▸ **EXERCISE DIRECTIONS**:
Each line from the top of the listing through the one holding "ax.set_xlim(0, 100)" should be restated word for word, with nothing added and no pictures.

(Charts and diagrams as code)
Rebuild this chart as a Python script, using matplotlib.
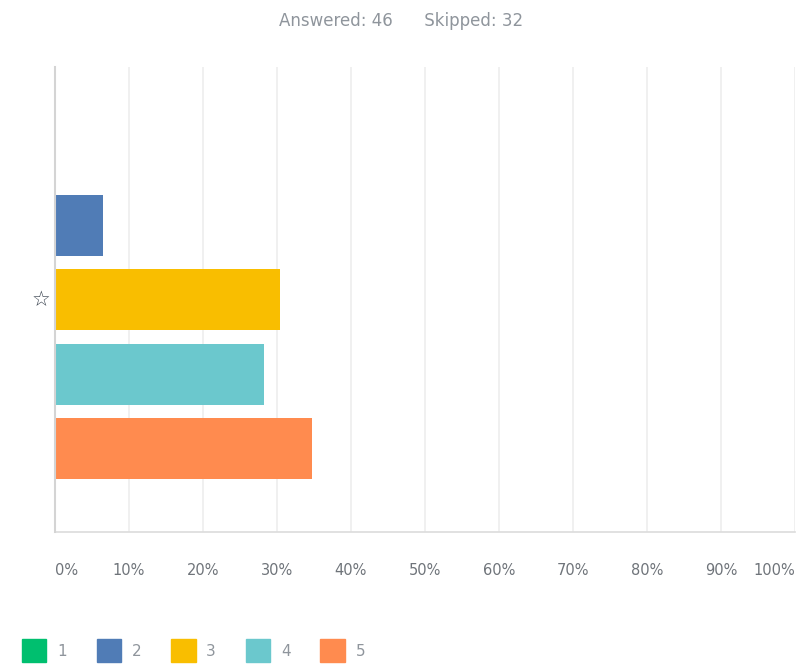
import matplotlib
matplotlib.use("Agg")
from matplotlib import pyplot as plt
from matplotlib.patches import Patch
import numpy as np

# survey question: rating distribution
answered = 46
skipped = 32
choices = ['1', '2', '3', '4', '5']
counts = [0, 3, 14, 13, 16]
colors = ['#00bf6f', '#507cb6', '#f9be00', '#6bc8cd', '#ff8b4f']
ticks = [0, 10, 20, 30, 40, 50, 60, 70, 80, 90, 100]
tick_labels = ['0%', '10%', '20%', '30%', '40%', '50%', '60%', '70%', '80%', '90%', '100%']
starred = '3'

pct = np.array(counts) / answered * 100
grey = '#8f959c'

fig = plt.figure(figsize=(8.03, 6.65), dpi=100)
ax = fig.add_axes([0.0685, 0.2, 0.9215, 0.699])

y = np.arange(len(choices))
ax.barh(y, pct, height=0.82, color=colors, zorder=3)
ax.set_ylim(len(choices) - 1 + 1.12, -1.13)
ax.set_xlim(0, 100)

ax.set_xticks(ticks)
ax.set_xticklabels(tick_labels, fontsize=10.5, color='#6f747a')
lbls = ax.get_xticklabels()
lbls[0].set_ha('left')
lbls[-1].set_ha('right')
ax.tick_params(axis='x', length=0, pad=22)
ax.set_yticks([])
ax.grid(axis='x', color='#ededed', linewidth=1.2, zorder=0)

for s in ['top', 'right']:
    ax.spines[s].set_visible(False)
ax.spines['left'].set_color('#d4d4d4')
ax.spines['left'].set_linewidth(1.5)
ax.spines['bottom'].set_color('#dcdcdc')
ax.spines['bottom'].set_linewidth(1.2)
ax.spines['left'].set_zorder(4)

# star next to the marked answer
ax.text(-1.9, choices.index(starred), '\u2606', ha='center', va='center',
        fontsize=15, color='#3f4854', fontweight='bold')

fig.text(0.5, 0.969, f'Answered: {answered}      Skipped: {skipped}',
         ha='center', va='center', fontsize=12, color=grey)

handles = [Patch(facecolor=c, edgecolor=c) for c in colors]
fig.legend(handles, choices, loc='lower left', bbox_to_anchor=(22 / 803, 3 / 665),
           ncol=5, frameon=False, fontsize=11, labelcolor=grey,
           borderpad=0, borderaxespad=0,
           handlelength=1.6, handleheight=1.9, handletextpad=0.7,
           columnspacing=1.95)

fig.savefig('out.png', dpi=100)
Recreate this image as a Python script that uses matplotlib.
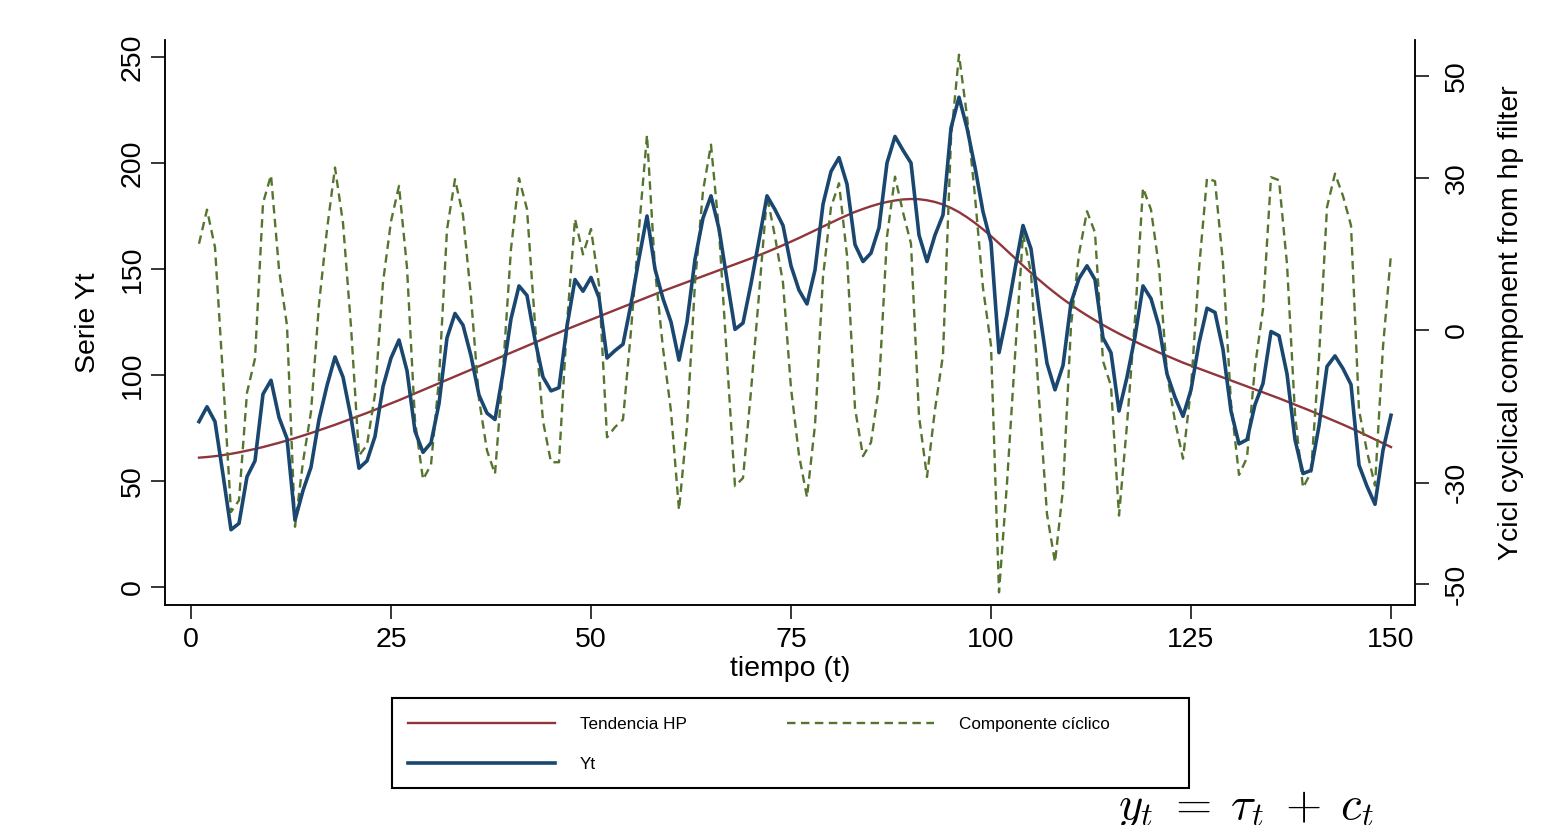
import numpy as np
import matplotlib.pyplot as plt
from matplotlib.patches import Rectangle

plt.rcParams['font.family'] = ['Liberation Sans', 'DejaVu Sans']
plt.rcParams['mathtext.fontset'] = 'cm'
plt.rcParams['axes.unicode_minus'] = False

# series (t = 1..150)
t = np.arange(1, 151)

yt = [78, 85, 78, 53, 27, 30, 52, 59.5, 91, 97.5,
      80, 70, 31.5, 45.5, 56.5, 79, 95, 108.5, 99, 80,
      56, 59.5, 71, 94.5, 108, 116.5, 102, 73.5, 63.5, 68,
      86.5, 117.5, 129, 123.5, 109, 90.5, 82, 79, 101, 126.5,
      142, 137.5, 116.5, 99, 92.5, 94, 123, 145, 139.5, 146,
      136.5, 108, 111.5, 114.5, 133.5, 155, 175, 150, 136, 125,
      107, 125, 154.5, 174, 184.5, 169, 145, 121.5, 124.5, 143,
      163.5, 184.5, 178, 170.5, 151.5, 140, 133.5, 149.5, 180.5, 196,
      202.5, 190, 161.5, 153.5, 157.5, 169.5, 200, 212.5, 206, 200,
      166, 153.5, 166, 175.5, 216.5, 231, 216.5, 198, 177, 162.5,
      110.5, 128.5, 150, 170.5, 159.5, 131.5, 105.5, 93, 104.5, 134,
      145.5, 151.5, 145, 117.5, 110.5, 83, 99, 118, 142, 136,
      123, 100.5, 89.5, 80.5, 93, 115, 131.5, 129.5, 112, 83,
      67.5, 69.5, 86, 96, 120.5, 118.5, 100.5, 69.5, 53.5, 55,
      76, 104, 109, 103, 95.5, 57.5, 47.5, 39, 64.5, 81]

trend = [61.0, 61.3, 61.7, 62.2, 62.8, 63.5, 64.3, 65.1, 66.0, 67.0,
         68.0, 69.1, 70.2, 71.4, 72.6, 73.9, 75.2, 76.5, 77.9, 79.3,
         80.7, 82.1, 83.6, 85.1, 86.6, 88.1, 89.7, 91.3, 92.9, 94.5,
         96.1, 97.7, 99.3, 100.9, 102.5, 104.1, 105.7, 107.3, 108.9, 110.5,
         112.1, 113.7, 115.3, 116.9, 118.5, 120.0, 121.6, 123.1, 124.6, 126.1,
         127.6, 129.1, 130.6, 132.1, 133.6, 135.1, 136.6, 138.1, 139.6, 141.0,
         142.4, 143.8, 145.2, 146.6, 148.0, 149.4, 150.8, 152.2, 153.6, 155.0,
         156.5, 158.0, 159.6, 161.2, 162.9, 164.6, 166.4, 168.2, 170.0, 171.8,
         173.6, 175.3, 176.9, 178.3, 179.6, 180.7, 181.6, 182.3, 182.8, 183.0,
         182.9, 182.4, 181.6, 180.4, 178.8, 176.8, 174.4, 171.7, 168.7, 165.5,
         162.1, 158.6, 155.1, 151.6, 148.2, 144.9, 141.7, 138.7, 135.8, 133.1,
         130.5, 128.1, 125.8, 123.6, 121.5, 119.5, 117.6, 115.8, 114.0, 112.3,
         110.6, 109.0, 107.4, 105.8, 104.4, 103.0, 101.6, 100.2, 98.8, 97.4,
         96.0, 94.6, 93.2, 91.8, 90.4, 89.0, 87.5, 86.0, 84.5, 83.0,
         81.4, 79.8, 78.2, 76.6, 74.9, 73.2, 71.4, 69.6, 67.8, 66.0]

cycle = [17.0, 23.7, 16.3, -9.2, -35.8, -33.5, -12.3, -5.6, 25.0, 30.5,
         12.0, 0.9, -38.7, -25.9, -16.1, 5.1, 19.8, 32.0, 21.1, 0.7,
         -24.7, -22.6, -12.6, 9.4, 21.4, 28.4, 12.3, -17.8, -29.4, -26.5,
         -9.6, 19.8, 29.7, 22.6, 6.5, -13.6, -23.7, -28.3, -7.9, 16.0,
         29.9, 23.8, 1.2, -17.9, -26.0, -26.0, 1.4, 21.9, 14.9, 19.9,
         8.9, -21.1, -19.1, -17.6, -0.1, 19.9, 38.4, 11.9, -3.6, -16.0,
         -35.4, -18.8, 9.3, 27.4, 36.5, 19.6, -5.8, -30.7, -29.1, -12.0,
         7.0, 26.5, 18.4, 9.3, -11.4, -24.6, -32.9, -18.7, 10.5, 24.2,
         28.9, 14.7, -15.4, -24.8, -22.1, -11.2, 18.4, 30.2, 23.2, 17.0,
         -16.9, -28.9, -15.6, -4.9, 37.7, 54.2, 42.1, 26.3, 8.3, -3.0,
         -51.6, -30.1, -5.1, 18.9, 11.3, -13.4, -36.2, -45.7, -31.3, 0.9,
         15.0, 23.4, 19.2, -6.1, -11.0, -36.5, -18.6, 2.2, 28.0, 23.7,
         12.4, -8.5, -17.9, -25.3, -11.4, 12.0, 29.9, 29.3, 13.2, -14.4,
         -28.5, -25.1, -7.2, 4.2, 30.1, 29.5, 13.0, -16.5, -31.0, -28.0,
         -5.4, 24.2, 30.8, 26.4, 20.6, -15.7, -23.9, -30.6, -3.3, 15.0]

x_ticks = [0, 25, 50, 75, 100, 125, 150]
left_ticks = [0, 50, 100, 150, 200, 250]
right_ticks = [-50, -30, 0, 30, 50]

navy = '#1a476f'
maroon = '#90353b'
green = '#55752f'

W, H = 1556, 825
fig = plt.figure(figsize=(W / 100, H / 100), dpi=100)
ax = fig.add_axes([165 / W, 1 - 605 / H, 1250 / W, 565 / H])
ax2 = ax.twinx()

# trend below, cycle on the second axis, Yt on top (left scale)
l_trend, = ax.plot(t, trend, color=maroon, lw=1.7)
l_cyc, = ax2.plot(t, cycle, color=green, lw=1.7, dashes=(3.6, 2.3))
l_yt, = ax2.plot(t, yt, color=navy, lw=2.6, transform=ax.transData)

ax.set_xlim(-3.25, 153)
ax.set_ylim(-8.5, 258)
ax2.set_ylim(-54.1, 57.1)

ax.set_xticks(x_ticks)
ax.set_yticks(left_ticks)
ax2.set_yticks(right_ticks)

for a in (ax, ax2):
    a.spines['top'].set_visible(False)
    for s in a.spines.values():
        s.set_linewidth(1.1)
    a.tick_params(direction='out', length=10, width=1.1, labelsize=20.5)

ax.tick_params(axis='y', labelrotation=90, pad=4)
ax2.tick_params(axis='y', labelrotation=90, pad=11)
ax.tick_params(axis='x', pad=6)
for lab in ax.get_yticklabels() + ax2.get_yticklabels():
    lab.set_va('center')

ax.set_xlabel('tiempo (t)', fontsize=20.5, labelpad=2)
ax.set_ylabel('Serie Yt', fontsize=20.5, labelpad=13)
ax2.set_ylabel('Ycicl cyclical component from hp filter', fontsize=20.5, labelpad=20)

# legend box
fs = 12.3
leg = fig.legend([l_trend, l_yt, l_cyc], ['Tendencia HP', 'Yt', 'Componente cíclico'],
                 ncol=2, loc='upper left', bbox_to_anchor=(408 / W, 1 - 717 / H),
                 frameon=False, fontsize=fs, handlelength=8.6, handletextpad=1.45,
                 columnspacing=5.9, labelspacing=1.48, borderpad=0, borderaxespad=0)
fig.patches.append(Rectangle((392 / W, 1 - 788 / H), 797 / W, 90 / H,
                             transform=fig.transFigure, fill=False,
                             edgecolor='black', lw=1.5))

fig.text(1118 / W, 7 / H, r'$y_t\;=\;\tau_t\;+\;c_t$', fontsize=33.5,
         ha='left', va='baseline')

fig.savefig('out.png', dpi=100, facecolor='white')
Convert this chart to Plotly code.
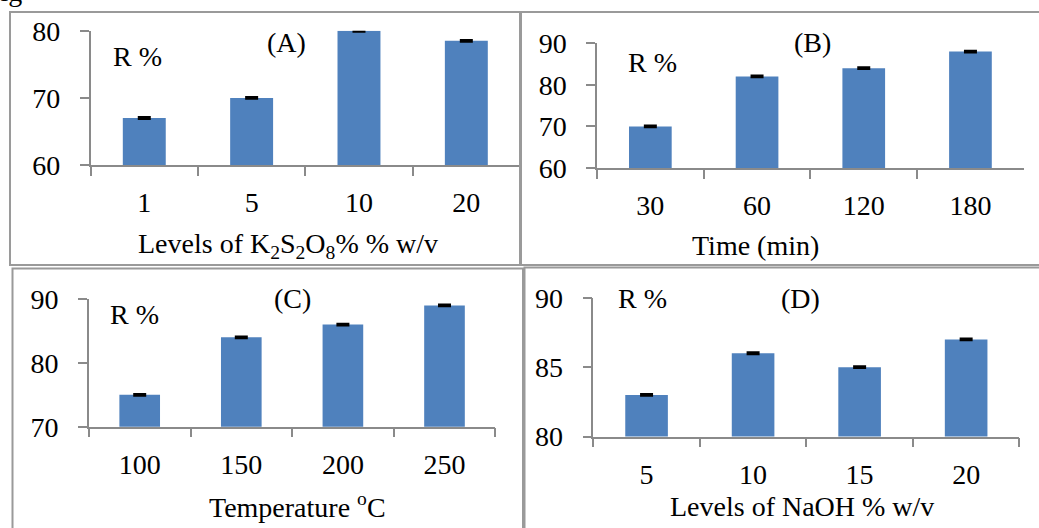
import plotly.graph_objects as go

W, H = 1039, 528

# ---------------- data ----------------
cats_a = ["1", "5", "10", "20"]
r_a = [67, 70, 80, 78.5]
cats_b = ["30", "60", "120", "180"]
r_b = [70, 82, 84, 88]
cats_c = ["100", "150", "200", "250"]
r_c = [75, 84, 86, 89]
cats_d = ["5", "10", "15", "20"]
r_d = [83, 86, 85, 87]
err_a = [0.1, 0.1, 0.1, 0.1]
err_b = [0.15, 0.15, 0.15, 0.15]
err_c = [0.1, 0.1, 0.1, 0.1]
err_d = [0.05, 0.05, 0.05, 0.05]

yt_a = [60, 70, 80]
yt_b = [60, 70, 80, 90]
yt_c = [70, 80, 90]
yt_d = [80, 85, 90]

title_a = "Levels of K<sub>2</sub>S<sub>2</sub>O<sub>8</sub>% % w/v"
title_b = "Time (min)"
title_c = "Temperature <sup>o</sup>C"
title_d = "Levels of NaOH % w/v"
labels = ["(A)", "(B)", "(C)", "(D)"]
r_label = "R %"

# ---------------- helpers ----------------
FONT = "Liberation Serif"
FS = 28
GRAY = "#8a8a8a"
BLUE = "#4F81BD"


def px(x):
    return x / W


def py(y):
    return 1 - y / H


panels = [
    dict(c=cats_a, v=r_a, e=err_a, yt=yt_a, x0=90.6, x1=520.0, yt_px=30.8, yb_px=165.0,
         title=title_a, tx=288, ty=245, lx=286, ly=43, rx=137, ry=57),
    dict(c=cats_b, v=r_b, e=err_b, yt=yt_b, x0=597.0, x1=1023.8, yt_px=43.2, yb_px=168.0,
         title=title_b, tx=755, ty=245, lx=812, ly=43, rx=652, ry=62),
    dict(c=cats_c, v=r_c, e=err_c, yt=yt_c, x0=88.9, x1=495.3, yt_px=299.0, yb_px=426.7,
         title=title_c, tx=297, ty=505, lx=292, ly=298, rx=134, ry=314),
    dict(c=cats_d, v=r_d, e=err_d, yt=yt_d, x0=593.3, x1=1019.4, yt_px=297.8, yb_px=436.5,
         title=title_d, tx=802, ty=506, lx=800, ly=298, rx=642, ry=298),
]

fig = go.Figure()
layout = dict(
    width=W, height=H,
    margin=dict(l=0, r=0, t=0, b=0, autoexpand=False),
    paper_bgcolor="white", plot_bgcolor="white",
    showlegend=False,
    bargap=0.6,
    font=dict(family=FONT, size=FS, color="black"),
)
annotations = []

for i, p in enumerate(panels):
    n = "" if i == 0 else str(i + 1)
    xa = "x" + n
    ya = "y" + n
    fig.add_trace(go.Bar(
        x=p["c"], y=p["v"], xaxis=xa, yaxis=ya,
        marker=dict(color=BLUE, line=dict(width=0)),
        error_y=dict(type="data", array=p["e"], color="black", thickness=2.5, width=6.5),
        hoverinfo="x+y",
    ))
    layout["xaxis" + n] = dict(
        domain=[px(p["x0"]), px(p["x1"])],
        anchor=ya, type="category", range=[-0.5, 3.5],
        tickson="boundaries", ticks="outside", ticklen=9, tickcolor=GRAY, tickwidth=1.5,
        showline=True, linecolor=GRAY, linewidth=1.5, showgrid=False, zeroline=False,
        tickfont=dict(family=FONT, size=FS, color="black"),
        ticklabelstandoff=12,
    )
    layout["yaxis" + n] = dict(
        domain=[py(p["yb_px"]), py(p["yt_px"])],
        anchor=xa, range=[p["yt"][0], p["yt"][-1]],
        tickvals=p["yt"], ticks="outside", ticklen=9, tickcolor=GRAY, tickwidth=1.5,
        showline=True, linecolor=GRAY, linewidth=1.5, showgrid=False, zeroline=False,
        tickfont=dict(family=FONT, size=FS, color="black"),
        ticklabelstandoff=14,
    )
    annotations.append(dict(xref="paper", yref="paper", x=px(p["tx"]), y=py(p["ty"]),
                            text=p["title"], showarrow=False, xanchor="center", yanchor="middle",
                            font=dict(family=FONT, size=FS, color="black")))
    annotations.append(dict(xref="paper", yref="paper", x=px(p["lx"]), y=py(p["ly"]),
                            text=labels[i], showarrow=False, xanchor="center", yanchor="middle",
                            font=dict(family=FONT, size=FS, color="black")))
    annotations.append(dict(xref="paper", yref="paper", x=px(p["rx"]), y=py(p["ry"]),
                            text=r_label, showarrow=False, xanchor="center", yanchor="middle",
                            font=dict(family=FONT, size=FS, color="black")))

# cropped caption remnant at the top-left corner
annotations.append(dict(xref="paper", yref="paper", x=px(24), y=py(9),
                        text="Fig", showarrow=False, xanchor="right", yanchor="bottom",
                        font=dict(family=FONT, size=FS, color="black")))

frames = [
    (10, 12, 520, 265),
    (521, 12, 1060, 265),
    (12.5, 268.5, 523, 560),
    (524.5, 267.5, 1060, 560),
]
shapes = []
for (x0, y0, x1, y1) in frames:
    shapes.append(dict(type="rect", xref="paper", yref="paper",
                       x0=px(x0), x1=px(x1), y0=py(y0), y1=py(y1),
                       line=dict(color="#9a9a9a", width=2), fillcolor="rgba(0,0,0,0)",
                       layer="above"))

layout["annotations"] = annotations
layout["shapes"] = shapes
fig.update_layout(**layout)

fig.write_html("out.html",
               config={"displayModeBar": False},
               post_script="document.body.style.margin='0';document.body.style.overflow='hidden';")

▸ **RESPONSE**:
Rebuild this chart as a Python script, using matplotlib.
import matplotlib
matplotlib.use("Agg")
from matplotlib import pyplot as plt
from matplotlib.patches import Patch
import numpy as np

# survey question: rating distribution
answered = 46
skipped = 32
choices = ['1', '2', '3', '4', '5']
counts = [0, 3, 14, 13, 16]
colors = ['#00bf6f', '#507cb6', '#f9be00', '#6bc8cd', '#ff8b4f']
ticks = [0, 10, 20, 30, 40, 50, 60, 70, 80, 90, 100]
tick_labels = ['0%', '10%', '20%', '30%', '40%', '50%', '60%', '70%', '80%', '90%', '100%']
starred = '3'

pct = np.array(counts) / answered * 100
grey = '#8f959c'

fig = plt.figure(figsize=(8.03, 6.65), dpi=100)
ax = fig.add_axes([0.0685, 0.2, 0.9215, 0.699])

y = np.arange(len(choices))
ax.barh(y, pct, height=0.82, color=colors, zorder=3)
ax.set_ylim(len(choices) - 1 + 1.12, -1.13)
ax.set_xlim(0, 100)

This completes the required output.